▶ **What the task asks**: Can you copy out the data exactly? Leave the images out.

▶ **Given information**:

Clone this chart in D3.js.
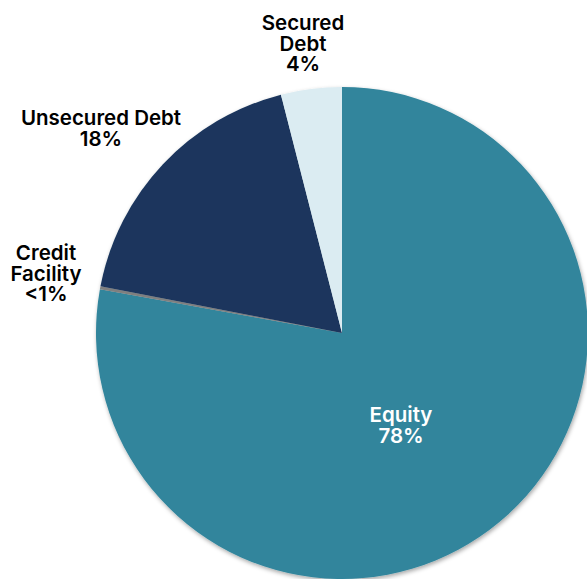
<!DOCTYPE html>
<html>
<head>
<meta charset="utf-8">
<script src="https://cdn.jsdelivr.net/npm/d3@7"></script>
<style>
  html, body { margin: 0; padding: 0; background: #ffffff; }
  svg { display: block; }
  text { font-family: "Inter", "Lato", sans-serif; font-weight: 600; }
</style>
</head>
<body>
<svg id="chart" width="587" height="579"></svg>
<script>
// Capital structure breakdown (share of total, %)
const categories = ["Equity", "Credit Facility", "Unsecured Debt", "Secured Debt"];
const values = [78, 0.2, 18, 4];
const valueLabels = ["78%", "<1%", "18%", "4%"];
const labelLines = [["Equity"], ["Credit", "Facility"], ["Unsecured Debt"], ["Secured", "Debt"]];
const colors = ["#31859c", "#7f7f7f", "#1a365d", "#dbecf2"];

const width = 587, height = 579;
const cx = 342, cy = 333, radius = 246;

const svg = d3.select("#chart");

const defs = svg.append("defs");
const shadow = defs.append("filter").attr("id", "pieShadow")
  .attr("x", "-10%").attr("y", "-10%").attr("width", "120%").attr("height", "120%");
shadow.append("feDropShadow")
  .attr("dx", 1).attr("dy", 2).attr("stdDeviation", 2.2)
  .attr("flood-color", "#000").attr("flood-opacity", 0.35);

const color = d3.scaleOrdinal().domain(categories).range(colors);

const pie = d3.pie().sort(null).value(d => d.value);
const arc = d3.arc().innerRadius(0).outerRadius(radius);

const data = categories.map((c, i) => ({ name: c, value: values[i], label: valueLabels[i], lines: labelLines[i] }));
const arcs = pie(data);

const g = svg.append("g").attr("transform", `translate(${cx},${cy})`);

g.append("g").attr("filter", "url(#pieShadow)")
  .selectAll("path")
  .data(arcs)
  .join("path")
  .attr("d", arc)
  .attr("fill", d => color(d.data.name));

// Label anchors (centre x, first baseline y) per slice
const labelPos = {
  "Equity": { x: 401, y: 422, fill: "#ffffff" },
  "Credit Facility": { x: 46, y: 260, fill: "#000000" },
  "Unsecured Debt": { x: 101, y: 125, fill: "#000000" },
  "Secured Debt": { x: 303, y: 30, fill: "#000000" }
};
const lineHeight = 20.7;

const labels = svg.append("g").selectAll("text")
  .data(data)
  .join("text")
  .attr("text-anchor", "middle")
  .attr("font-size", 20.5)
  .attr("fill", d => labelPos[d.name].fill)
  .attr("x", d => labelPos[d.name].x)
  .attr("y", d => labelPos[d.name].y);

labels.each(function(d) {
  const t = d3.select(this);
  const rows = d.lines.concat([d.label]);
  rows.forEach((row, i) => {
    t.append("tspan")
      .attr("x", labelPos[d.name].x)
      .attr("dy", i === 0 ? 0 : lineHeight)
      .text(row);
  });
});
</script>
</body>
</html>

▶ **Answer for this exercise**:
Clone this chart in D3.js.
<!DOCTYPE html>
<html>
<head>
<meta charset="utf-8">
<script src="https://cdn.jsdelivr.net/npm/d3@7"></script>
<style>
  html, body { margin: 0; padding: 0; background: #ffffff; }
  svg { display: block; }
  text { font-family: "Inter", "Lato", sans-serif; font-weight: 600; }
</style>
</head>
<body>
<svg id="chart" width="587" height="579"></svg>
<script>
// Capital structure breakdown (share of total, %)
const categories = ["Equity", "Credit Facility", "Unsecured Debt", "Secured Debt"];
const values = [78, 0.2, 18, 4];
const valueLabels = ["78%", "<1%", "18%", "4%"];
const labelLines = [["Equity"], ["Credit", "Facility"], ["Unsecured Debt"], ["Secured", "Debt"]];
const colors = ["#31859c", "#7f7f7f", "#1a365d", "#dbecf2"];

const width = 587, height = 579;
const cx = 342, cy = 333, radius = 246;

const svg = d3.select("#chart");

const defs = svg.append("defs");
const shadow = defs.append("filter").attr("id", "pieShadow")
  .attr("x", "-10%").attr("y", "-10%").attr("width", "120%").attr("height", "120%");
shadow.append("feDropShadow")
  .attr("dx", 1).attr("dy", 2).attr("stdDeviation", 2.2)
  .attr("flood-color", "#000").attr("flood-opacity", 0.35);

const color = d3.scaleOrdinal().domain(categories).range(colors);

const pie = d3.pie().sort(null).value(d => d.value);
const arc = d3.arc().innerRadius(0).outerRadius(radius);

const data = categories.map((c, i) => ({ name: c, value: values[i], label: valueLabels[i], lines: labelLines[i] }));
const arcs = pie(data);

const g = svg.append("g").attr("transform", `translate(${cx},${cy})`);

g.append("g").attr("filter", "url(#pieShadow)")
  .selectAll("path")
  .data(arcs)
  .join("path")
  .attr("d", arc)
  .attr("fill", d => color(d.data.name));

// Label anchors (centre x, first baseline y) per slice
const labelPos = {
  "Equity": { x: 401, y: 422, fill: "#ffffff" },
  "Credit Facility": { x: 46, y: 260, fill: "#000000" },
  "Unsecured Debt": { x: 101, y: 125, fill: "#000000" },
  "Secured Debt": { x: 303, y: 30, fill: "#000000" }
};
const lineHeight = 20.7;

const labels = svg.append("g").selectAll("text")
  .data(data)
  .join("text")
  .attr("text-anchor", "middle")
  .attr("font-size", 20.5)
  .attr("fill", d => labelPos[d.name].fill)
  .attr("x", d => labelPos[d.name].x)
  .attr("y", d => labelPos[d.name].y);

labels.each(function(d) {
  const t = d3.select(this);
  const rows = d.lines.concat([d.label]);
  rows.forEach((row, i) => {
    t.append("tspan")
      .attr("x", labelPos[d.name].x)
      .attr("dy", i === 0 ? 0 : lineHeight)
      .text(row);
  });
});
</script>
</body>
</html>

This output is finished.